Practical visual literacy for science communication

Bill Dennison ·
28 March 2017
Science Communication | 

As part of our ongoing learning about science integration and application, our team reads and reviews papers that are relevant to the IAN mission. We recently read and enjoyed a paper by Estrada and Davis titled "Improving Visual Communication of Science Through the Incorporation of Graphic Design Theories and Practices Into Science Communication", published in the Journal Science Communication in 2015. In this paper, they called for the inclusion of 'visual literacy' in science communication. This set us to thinking about what constitutes a practical 'visual literacy', which is the subject of this blog.

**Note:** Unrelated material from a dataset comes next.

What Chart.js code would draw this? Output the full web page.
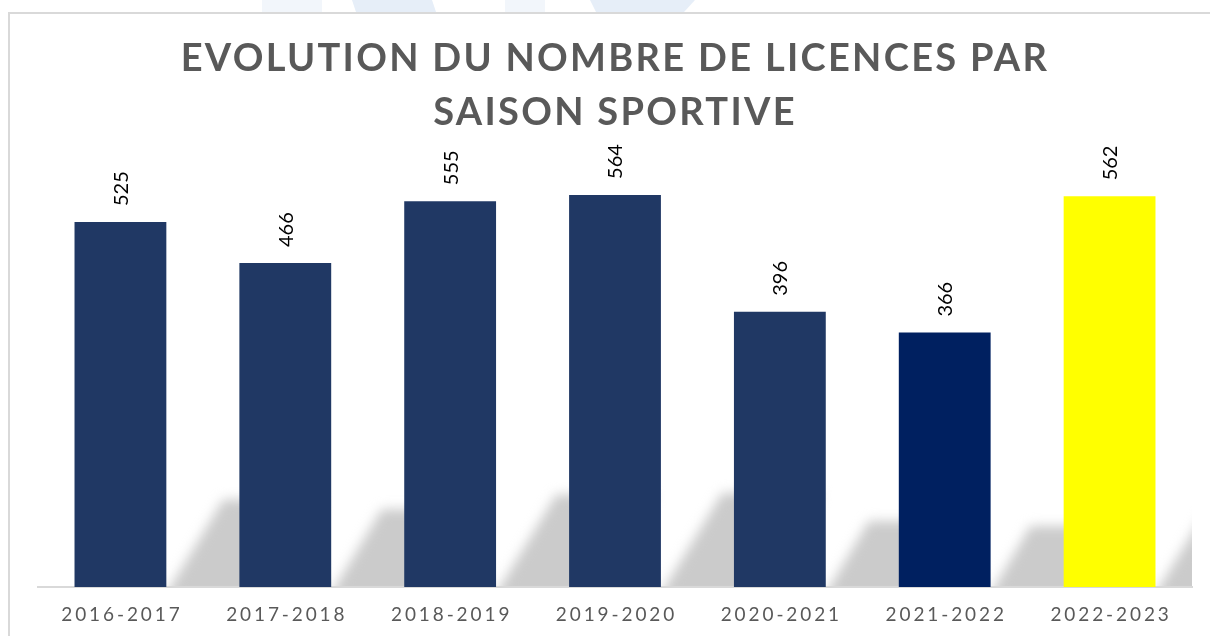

Visual literacy for science communication can be construed as the following seven principles:

  1. There are many forms of visuals that can be used for science communication including photos, conceptual diagrams, maps, graphs and videos.
  2. A diversity of visual elements enhances the appeal of science communication to a wide audience.
  3. The creation, selection, and editing of visual elements should be given as much attention as is given to text.
  4. Visual elements need to be fully integrated with text; not just sprinkled in and not distracting.
  5. Color selection should be internally consistent and recognize the cognitive impacts of different colors.
  6. Visual elements should have enough information or captions to allow stand alone comprehension.
  7. The process of reducing extraneous information in the visual elements (e.g., 'chart junk', 'map junk') allows the viewer to focus on the content of interest.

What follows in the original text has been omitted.